The Bioscope (25/Nov/1915) - White Star
In spite of the convention that doth hedge the racing drama of the stage and screen, the author of this very praiseworthy film has succeeded in introducing many original “turns” to a story which in essential details is as familiar as it is ever-welcome to the average audience. He has provided us with a well-balanced and agreeable tale, very well played by a lengthy cast, and if at times his imagination carries him a little beyond the bounds of probability, such trifles are the more easily pardoned, inasmuch as taken as a whole “White Star” is a really interesting and exciting sporting drama.

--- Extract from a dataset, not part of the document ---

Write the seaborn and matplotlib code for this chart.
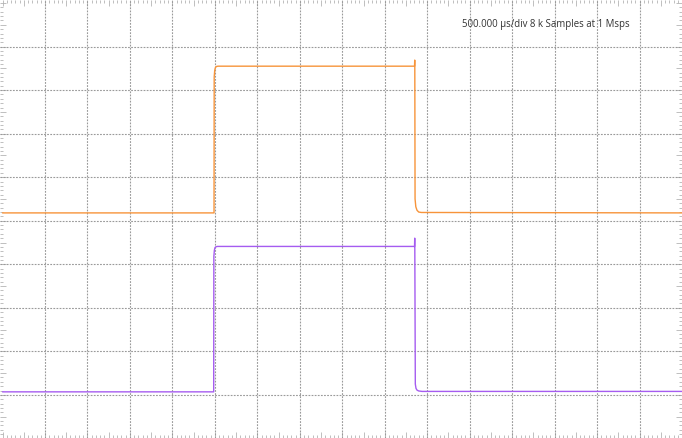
import numpy as np
import pandas as pd
import seaborn as sns
from matplotlib import pyplot as plt
from matplotlib.ticker import MultipleLocator

sns.set_style("white")
plt.rcParams['font.family'] = ['Open Sans', 'DejaVu Sans']

# Time in ms, level in screen divisions (0 = bottom, 10 = top)
orange_t = [0.0, 2.490, 2.492, 2.498, 2.505, 2.515, 2.535, 4.851, 4.853, 4.854, 4.857, 4.866, 4.880, 4.900, 4.930, 8.0]
orange_v = [5.18, 5.18, 8.30, 8.45, 8.51, 8.54, 8.55, 8.55, 8.69, 8.55, 5.50, 5.32, 5.24, 5.20, 5.19, 5.18]

purple_t = [0.0, 2.486, 2.488, 2.494, 2.501, 2.511, 2.530, 4.851, 4.853, 4.854, 4.860, 4.868, 4.880, 4.900, 4.940, 8.0]
purple_v = [1.07, 1.07, 4.18, 4.32, 4.38, 4.40, 4.41, 4.41, 4.60, 4.41, 1.25, 1.15, 1.11, 1.09, 1.08, 1.08]

ms_per_div = 0.5
n_xdiv = 16
n_ydiv = 10
caption = "500.000 µs/div 8 k Samples at 1 Msps"

orange = pd.DataFrame({'t': orange_t, 'v': orange_v})
purple = pd.DataFrame({'t': purple_t, 'v': purple_v})

fig = plt.figure(figsize=(6.82, 4.38), dpi=100)
ax = fig.add_axes([0, 0, 1, 1])

# Dotted graticule
for k in range(1, n_xdiv):
    ax.axvline(k * ms_per_div, color='#9a9a9a', lw=0.8, ls=(0, (1.6, 1.2)), zorder=1)
for k in range(1, n_ydiv):
    ax.axhline(k, color='#9a9a9a', lw=0.8, ls=(0, (1.6, 1.2)), zorder=1)

sns.lineplot(data=orange, x='t', y='v', color='#f7943a', lw=1.0, ax=ax, sort=False, zorder=3)
sns.lineplot(data=purple, x='t', y='v', color='#a55cf0', lw=1.0, ax=ax, sort=False, zorder=3)

ax.set_xlim(-0.03, n_xdiv * ms_per_div)
ax.set_ylim(0.01, 10.07)

ax.xaxis.set_major_locator(MultipleLocator(ms_per_div / 2))
ax.xaxis.set_minor_locator(MultipleLocator(ms_per_div / 10))
ax.yaxis.set_major_locator(MultipleLocator(0.5))
ax.yaxis.set_minor_locator(MultipleLocator(0.1))
ax.tick_params(which='both', direction='in', top=True, right=True, bottom=True, left=True,
               labelbottom=False, labelleft=False, color='#b4b4b4', width=0.6)
ax.tick_params(which='major', length=4)
ax.tick_params(which='minor', length=2)
ax.set_xlabel('')
ax.set_ylabel('')
for s in ax.spines.values():
    s.set_visible(False)

ax.text(0.80, 0.943, caption, transform=ax.transAxes, ha='center', va='center',
        fontsize=6.9, color='#333333')

fig.savefig('out.png', dpi=100)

Wilson Harley, prominent in theatrical and sporting circles, is in grave financial difficulties, and has mortgaged his theatre to Julian Marks, a financier. In order to retrieve his fortunes he enters White Star for the City and Metropolitan race, and backs it for a very large sum. His trainer, Ballard, has great faith in the horse and his belief is shared by Iris his daughter, and Harley’s leading lady at the Majestic Theatre. She is engaged to Lord Hawksell, who speedily incurs the enmity of Frank Marks, the financier’s only son, and both men determine to do all in their power to prevent White Star from winning. Unable to “dope” the horse, although they succeed in getting his jockey, Jack Higgs, into trouble, the younger Marks, hits on a brilliant idea — they will destroy the horse by bombing him from an aeroplane. The plan is overheard by a tramp, who informs Iris and her father, and, acting on the girl’s advice, White Star is put back in the stable, and an elderly mare, touched up with a white stocking, is sent out to exercise in place. From the aeroplane, Marks drops the bombs, and succeeds in injuring the animal which from that height he believes to be the favourite. Lord Hawksell follows the machine in his car, and when it descends has a fierce fight with Marks, who eventually stuns him and makes his escape. The day of the race arrives, and the Marks — father and son — hypocritically express their regret that White Star cannot run, and are disconcerted when Iris informs them that he will do so, and win. At the last moment Ballard learns that the horse’s jockey is injured. There is only one boy left — Jack Higgs — and hurriedly, Hawksell sets off in his car. The boy hastily changes and seeing him riding from the paddock, the younger Marks fires at him. Although wounded Higgs insists on riding, Marks is captured by the police, and after an exciting race White Star wins by four lengths.
Although frankly improbable, the story is well constructed, and packed full of excitement. The racecourse scenes are excellently managed, and interest in the race is skilfully kept at the highest possible pitch. As a good sound drama of its class. “White Star” can be recommended.
(Bamforth film. Yorkshire Cine Company, Limited. Three reels.)